Stories. The world’s full of them. From the fairy tales of childrens’ bedtimes, through the cautionary tales of friends whose good intentions nevertheless landed them in hot water, to the good old-fashioned “boy meets girl” romance.
The stories we tell ourselves as a society are more than simple entertainment or sharing of experiences, though. They are lessons — canned wisdom on what might happen to us should we find ourselves in a similar position. Without the tale of the Frog Princess I doubt there would be many amphibians out there in danger of being treated with affection by passing royalty, but with the story as widely known it is I imagine many young girls, on being chatted up by a magical toad, would think twice before spurning its advances. It may even be the case that the fable causes even the metaphorical frogs of this world to be treated less dismissively than they might otherwise.
When we’re faced with new and challenging situations the stories we know are often a helpful shortcut in trying to decide what to do. The “We’ve heard that one before and we know how it’s going to end,” voice. Sometimes there are several stories that start with the same situation but with different eventual outcomes but in any case they still give us a head start in our thinking so that we don’t have to consider everything from scratch when we encounter something new. At the very least, it’s reassuring to come to some decision and then be able to point at examples and say, “I’m doing this because that’s what might happen.”
The world is however very short of stories featuring polyamory. When we start talking to people who are new to the concept we are frequently met with responses not to what we’re saying, but to the nearest example from experience, whether that’s personal, second-hand anecdotes or the plot of the latest Hollywood RomCom. The illicit affair. The sham marriage. The commitment-phobe. The seducer taking advantage of the naive victim. And of course, the perennial bowl-of-car-keys party. As a friend of mine once said, explaining poly to people is often not so much an exercise in teaching them
about something as getting them to unlearn the preconceptions they have. These preconceptions come from the stories around us.
Stories also play their part when people are trying to come to terms with feelings of a polyamorous nature. I’ve lost track of the number of “how I discovered poly” explanations which have boiled down to “I was settled with my partner when I found myself falling in love with someone else, and thought it was wrong until I happened across a description of polyamory.” How many more people are instead living with “I was settled with my partner but then I found myself falling in love with someone else, so we split up”? Because that’s what you do — that’s what our stories tell us happens. If we fall in love with someone else we either need to leave the person we’re with (because we obviously don’t love them enough) or we need to break off contact with the new person in the hope of saving the relationship which is so clearly on the rocks.

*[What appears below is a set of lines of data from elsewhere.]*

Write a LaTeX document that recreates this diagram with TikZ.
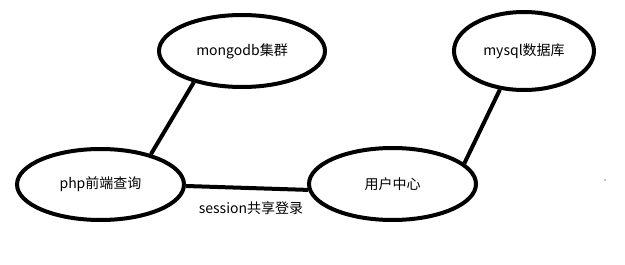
\documentclass[tikz,border=0pt]{standalone}
\usepackage{fontspec}
\setmainfont{Noto Sans CJK SC}
\usetikzlibrary{shapes.geometric}
\begin{document}
\begin{tikzpicture}[x=1pt,y=-1pt,
  oval/.style={ellipse,draw,line width=4pt,inner sep=0pt,font=\fontsize{14}{16}\selectfont},
  link/.style={line width=4pt},
  lbl/.style={font=\fontsize{14}{16}\selectfont}]
  \useasboundingbox (0,0) rectangle (625,265);
  % services
  \node[oval,minimum width=166,minimum height=72] (mongo) at (242,51) {mongodb集群};
  \node[oval,minimum width=140,minimum height=78] (mysql) at (524,51) {mysql数据库};
  \node[oval,minimum width=167,minimum height=71] (php) at (100.5,184.5) {php前端查询};
  \node[oval,minimum width=167,minimum height=72] (user) at (392.5,184) {用户中心};
  % connections
  \draw[link] (php.31) -- (mongo.213);
  \draw[link] (user.16) -- (mysql.238);
  \draw[link] (php.-1) -- (user.184);
  \node[lbl] (sess) at (251,208) {session共享登录};
  % stray dot
  \fill (605,180) circle (0.7);
\end{tikzpicture}
\end{document}
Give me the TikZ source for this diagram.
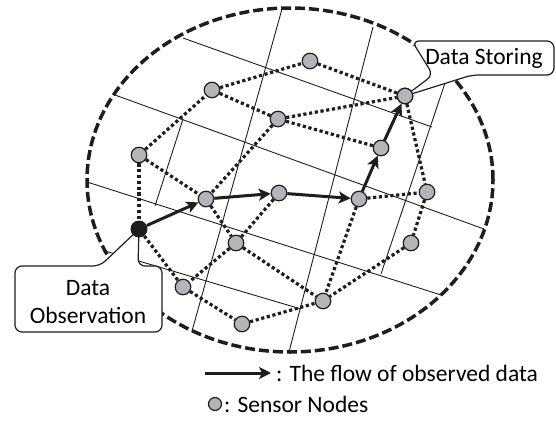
\documentclass[tikz,border=0pt]{standalone}
\usepackage{fontspec}
\setmainfont{Carlito}
\usepackage{tikz}
\usetikzlibrary{arrows.meta}
\definecolor{NodeGray}{RGB}{180,181,184}
\definecolor{LineBlack}{RGB}{30,30,30}

\begin{document}
\begin{tikzpicture}[x=1pt,y=-1pt,
	sensor/.style={circle,draw=LineBlack,line width=1.2pt,fill=NodeGray,minimum size=15.5pt,inner sep=0pt},
	source/.style={circle,fill=LineBlack,minimum size=17pt,inner sep=0pt},
	link/.style={line width=3.2pt,dash pattern=on 3.2pt off 2.6pt,LineBlack},
	flow/.style={line width=3pt,LineBlack,-{Stealth[length=12pt,width=12pt,inset=3pt]}},
	grid line/.style={line width=0.9pt,LineBlack},
	callout/.style={draw=LineBlack,line width=1.2pt,fill=white,rounded corners=7pt},
	label/.style={font=\fontsize{23.5}{28}\selectfont,inner sep=2pt}]
	\useasboundingbox (0,0) rectangle (556,423);

	% 区域
	\draw[LineBlack,line width=3.5pt,dash pattern=on 10pt off 4pt] (290,180) ellipse [x radius=203pt,y radius=172pt];

	% 网格
	\draw[grid line] (183,38) -- (432,127);
	\draw[grid line] (115,95) -- (484,229);
	\draw[grid line] (87,182) -- (441,295);
	\draw[grid line] (105,251) -- (301,309);
	\draw[grid line] (155,206) -- (183,119);
	\draw[grid line] (282,9) -- (192,331);
	\draw[grid line] (373,27) -- (289,352);
	\draw[grid line] (446,80) -- (381,274);

	% 传感器节点
	\node[sensor] (s1) at (212,90) {};
	\node[sensor] (s2) at (278,119) {};
	\node[sensor] (s3) at (139,155) {};
	\node[sensor] (s4) at (206,199) {};
	\node[sensor] (s5) at (279,193) {};
	\node[sensor] (s6) at (236,243) {};
	\node[sensor] (s7) at (183,287) {};
	\node[sensor] (s8) at (242,324) {};
	\node[sensor] (s9) at (310,61) {};
	\node[sensor] (s11) at (381,148) {};
	\node[sensor] (s12) at (359,199) {};
	\node[sensor] (s13) at (427,192) {};
	\node[sensor] (s14) at (411,243) {};
	\node[sensor] (s15) at (323,301) {};
	\node[sensor] (store) at (405,96) {};

	% 虚线连接
	\draw[link] (s3) -- (s1);
	\draw[link] (s1) -- (s2);
	\draw[link] (s1) -- (s9);
	\draw[link] (s9) -- (store);
	\draw[link] (s2) -- (store);
	\draw[link] (s2) -- (s11);
	\draw[link] (s2) -- (s4);
	\draw[link] (s3) -- (s4);
	\draw[link] (s4) -- (s6);
	\draw[link] (s5) -- (s6);
	\draw[link] (s6) -- (s7);
	\draw[link] (s7) -- (s8);
	\draw[link] (s8) -- (s15);
	\draw[link] (s6) -- (s15);
	\draw[link] (s12) -- (s15);
	\draw[link] (s12) -- (s13);
	\draw[link] (store) -- (s13);
	\draw[link] (s13) -- (s14);
	\draw[link] (s14) -- (s15);

	% 标注框
	\draw[callout] (412,41) -- (433,75) -- (store.center) -- (472,75) -- (554,75) -- (554,41) -- cycle;
	\draw[callout] (15,266) -- (100,266) -- (139,229) -- (138,266) -- (162,266) -- (162,332) -- (15,332) -- cycle;
	\node[label] (storing) at (484,58) {Data Storing};
	\node[label,align=center] (observing) at (88,302) {Data\\Observation};

	% 观测节点
	\node[source] (obs) at (139,229) {};
	\draw[link] (s3) -- (obs);
	\draw[link] (obs) -- (s7);
	\node[sensor] at (store) {};

	% 数据流
	\draw[flow] (obs) -- (s4);
	\draw[flow] (s4) -- (s5);
	\draw[flow] (s5) -- (s12);
	\draw[flow] (s12) -- (s11);
	\draw[flow] (s11) -- (store);

	% 图例
	\coordinate (legstart) at (205,373);
	\node[label,anchor=west] (legflow) at (274,373) {: The flow of observed data};
	\draw[flow,shorten >=3pt] (legstart) -- (legflow.west);
	\node[sensor,minimum size=13pt] (legnode) at (215,404) {};
	\node[label,anchor=west] (legsensor) at (222,404) {: Sensor Nodes};
\end{tikzpicture}
\end{document}
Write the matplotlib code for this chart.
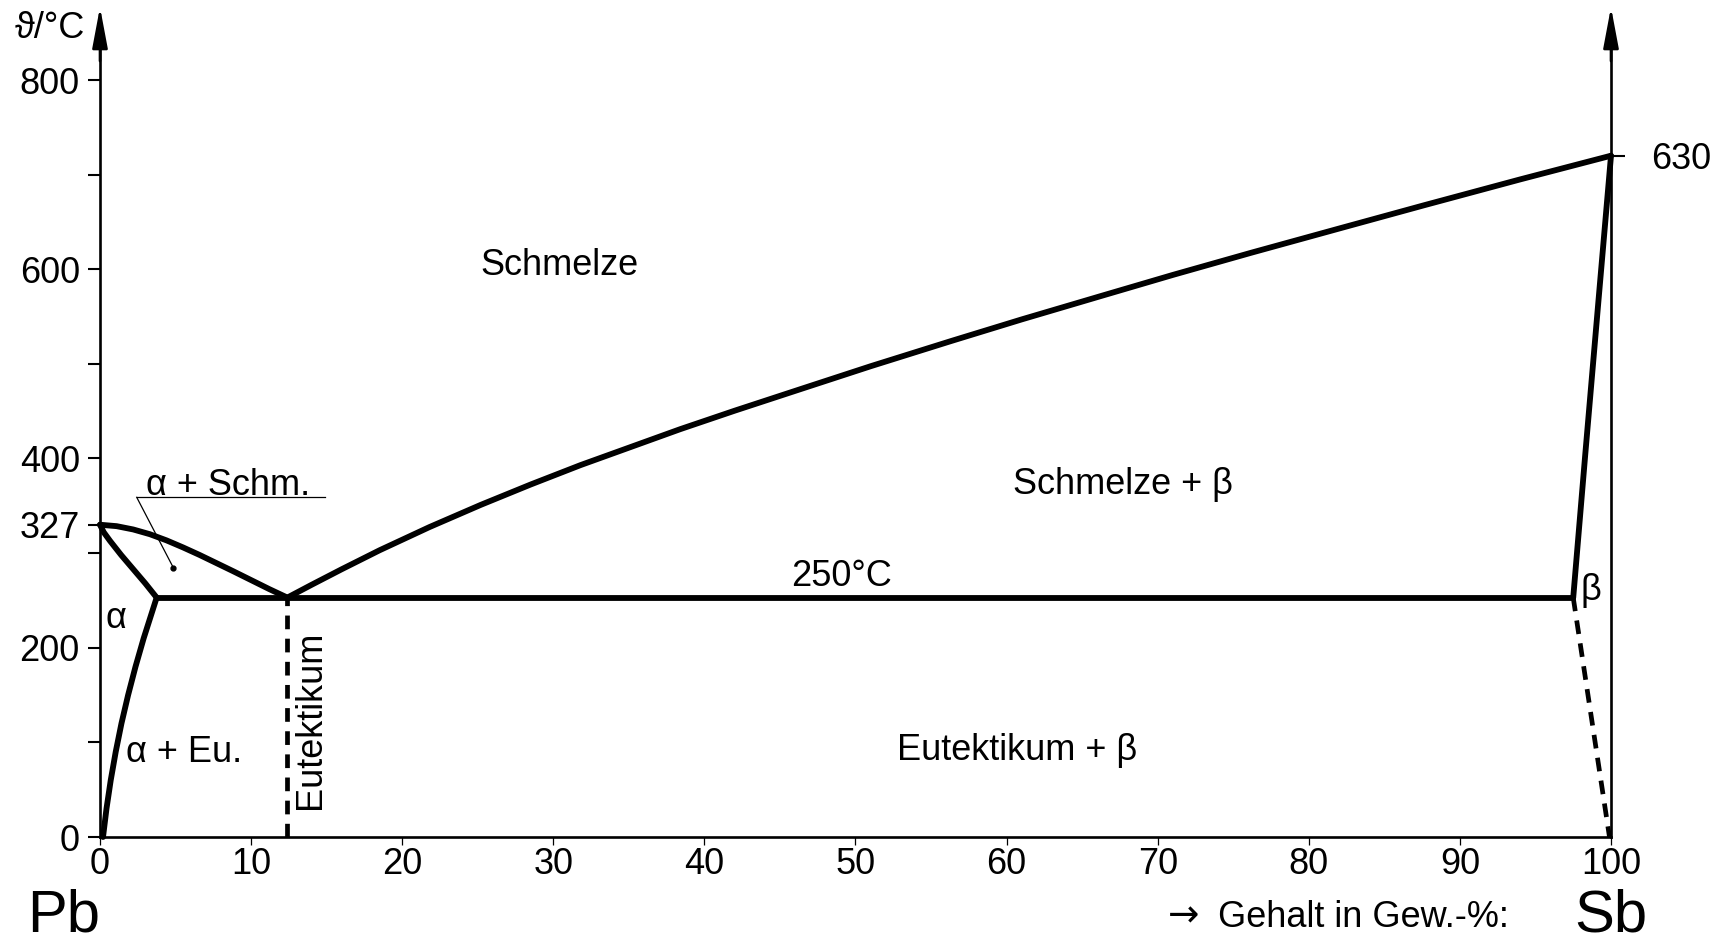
import matplotlib
matplotlib.use('Agg')
import matplotlib.pyplot as plt

plt.rcParams['font.family'] = ['Liberation Sans', 'DejaVu Sans']

# Zustandsdiagramm Pb-Sb (Temperaturskala wie im Bild, nicht massstaeblich)
x_ticks = [0, 10, 20, 30, 40, 50, 60, 70, 80, 90, 100]
y_ticks = [0, 200, 330, 400, 600, 800]
y_ticklabels = ['0', '200', '327', '400', '600', '800']
y_minor = [100, 300, 500, 700]
sb_tick = [720]
sb_ticklabel = ['630']

x_eut = 12.4
t_eut = 253

# Liquidus Pb-Seite
liq_pb_x = [0, 1.1, 2.2, 3.3, 4.4, 5.5, 6.6, 7.7, 8.8, 10, 11.2, 12.4]
liq_pb_y = [330, 328.5, 325, 320, 313.5, 306, 298, 289.5, 281, 271.5, 262, 253]
# Solidus alpha
sol_a_x = [0, 0.25, 0.66, 1.4, 2.2, 3.0, 3.75]
sol_a_y = [330, 322, 313, 298, 283, 268, 253]
# Loeslichkeitslinie alpha
solv_a_x = [3.75, 3.49, 2.89, 2.35, 1.86, 1.42, 1.04, 0.71, 0.43, 0.2]
solv_a_y = [253, 240, 210, 180, 150, 120, 90, 60, 30, 0]
# Liquidus Sb-Seite
liq_sb_x = [12.4, 14, 16, 18.5, 21.8, 25.2, 28.5, 31.8, 35.1, 38.4, 42, 46.3,
            51, 56.3, 61, 66.2, 71, 76.2, 82, 87.6, 94, 100]
liq_sb_y = [253, 266.5, 283, 303, 327.5, 351, 372.5, 393, 412, 431, 450.5, 473,
            497.5, 524, 547, 571.5, 594, 617.5, 643, 667.5, 695, 720]
# Solidus beta
sol_b_x = [97.5, 98.3, 99.15, 100]
sol_b_y = [253, 405, 563, 720]
# Loeslichkeitslinie beta (gestrichelt)
solv_b_x = [97.5, 99.9]
solv_b_y = [253, 0]
# Eutektikale
eut_x = [3.75, 97.5]
eut_y = [t_eut, t_eut]

px_x = 15.11
px_y = 0.94625
fig = plt.figure(figsize=(17.29, 9.38), dpi=100)
ax = fig.add_axes([0, 0, 1, 1])
ax.set_xlim(-100 / px_x, (1729 - 100) / px_x)
ax.set_ylim(-(938 - 837) / px_y, 837 / px_y)

ax.spines['top'].set_visible(False)
for s, pos, b in [('left', 0, (0, 860)), ('right', 100, (0, 860)), ('bottom', 0, (0, 100))]:
    ax.spines[s].set_position(('data', pos))
    ax.spines[s].set_bounds(*b)
    ax.spines[s].set_linewidth(1.9)

ax.set_xticks(x_ticks)
ax.set_yticks(y_ticks, y_ticklabels)
ax.set_yticks(y_minor, minor=True)
ax.tick_params(axis='y', which='both', direction='out', length=8.5, width=1.5, labelsize=26, pad=6)
ax.tick_params(axis='x', direction='out', length=6, width=0.9, labelsize=26, pad=1)

xl = ax.get_xlim()
sec = ax.secondary_yaxis((100 - xl[0]) / (xl[1] - xl[0]))
sec.set_yticks(sb_tick, sb_ticklabel)
sec.tick_params(direction='out', length=10, width=1.5, labelsize=26, pad=19)
for s in sec.spines.values():
    s.set_visible(False)

# Pfeile an den Temperaturachsen
for xa in [0, 100]:
    ax.annotate('', xy=(xa, 877), xytext=(xa, 820),
                arrowprops=dict(arrowstyle='-|>,head_length=2.5,head_width=0.47',
                                color='black', lw=1.9, shrinkA=0, shrinkB=0, mutation_scale=10))

lw = 4.2
kw = dict(color='black', lw=lw, solid_capstyle='round', solid_joinstyle='round', clip_on=False)
ax.plot(liq_pb_x, liq_pb_y, **kw)
ax.plot(sol_a_x, sol_a_y, **kw)
ax.plot(solv_a_x, solv_a_y, **kw)
ax.plot(liq_sb_x, liq_sb_y, **kw)
ax.plot(sol_b_x, sol_b_y, **kw)
ax.plot(eut_x, eut_y, **kw)
ax.plot([x_eut, x_eut], [0, t_eut], color='black', lw=3.4, linestyle=(0, (2.9, 2.0)))
ax.plot(solv_b_x, solv_b_y, color='black', lw=3.4, linestyle=(0, (2.9, 2.0)))

fs = 26
ax.text(-1.0, 859, 'ϑ/°C', ha='right', va='center_baseline', fontsize=fs)
ax.text(30.4, 608.6, 'Schmelze', ha='center', va='center_baseline', fontsize=fs)
ax.text(67.7, 376.6, 'Schmelze + β', ha='center', va='center_baseline', fontsize=fs)
ax.text(8.45, 375.5, 'α + Schm.', ha='center', va='center_baseline', fontsize=fs)
ax.plot([2.43, 14.9], [359, 359], color='black', lw=0.9)
ax.plot([2.43, 4.85], [359, 284.7], color='black', lw=0.9)
ax.plot([4.85], [284.7], 'o', color='black', ms=3.5)
ax.text(49.1, 279.6, '250°C', ha='center', va='center_baseline', fontsize=fs)
ax.text(98.68, 260.3, 'β', ha='center', va='center', fontsize=fs)
ax.text(1.03, 230.4, 'α', ha='center', va='center', fontsize=fs)
ax.text(5.56, 94, 'α + Eu.', ha='center', va='center_baseline', fontsize=fs)
ax.text(13.9, 123.7, 'Eutektikum', rotation=90, ha='center', va='center', fontsize=fs)
ax.text(60.67, 95.7, 'Eutektikum + β', ha='center', va='center_baseline', fontsize=fs)
ax.text(-2.43, -99.5, 'Pb', ha='center', va='baseline', fontsize=43)
ax.text(99.97, -99.5, 'Sb', ha='center', va='baseline', fontsize=43)
ax.text(70.7, -94.8, '→', ha='left', va='baseline', fontsize=27, family='DejaVu Sans')
ax.text(74.0, -94.8, 'Gehalt in Gew.-%:', ha='left', va='baseline', fontsize=fs)

fig.savefig('out.png', dpi=100)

If you are aware that the lack of relevant stories is an effect of their taboo nature you can perhaps be more readily able to tell yourself “It’s OK, most of the world doesn’t understand my situation so I’ll have to figure it out for myself.” That can be a tiring thing to be doing day-in, day-out, and particularly when what you’re trying to figure out is most likely emotionally challenging. Sometimes there’s no right — or even good — answer, but even figuring out the imperfect but possible answers by yourself can be hard. Unless you’re very confident in what you feel there’s always a danger of thinking, “Perhaps I’m fooling myself and the rest of the world is right after all.”
Over the last few years I have become more and more sure that I am at heart truly polyamorous. I’m not the commitment-phobe, the womanizer or one half of a sham marriage. In the early stages of exploring poly I did have occasional doubts but a real turning point for me was OpenCon in 2010. Why? Because of the stories. Because everyone I spoke to had their own tale to tell. Whether it was similar to mine or completely at odds, whether it had a happy or sad ending, it gave me faith that there were people out there who weren’t living the same few relationship plots that we are surrounded by in the society we live in.
I said earlier that the world is short of stories featuring polyamory. That isn’t actually true. The world is full of stories featuring polyamory, but very few of them are widely told. If you’re here, reading this article, you probably have your own story to tell. It may not involve a cast of dozens of interrelated partners and may not have much drama. It may even be as simple as “We talked about it for a bit but in the end decided it wasn’t for us.” Whether polyamory is the central point or a side issue the world needs more of these stories to be told, so that one day someone wrestling on their own with their conscience, or attempting to explain their lifestyle or feelings to a friend or partner can have the option of saying, “Well you know that story about boy meets girl who meets another girl, and they all live happily ever after? It’s a bit like that.”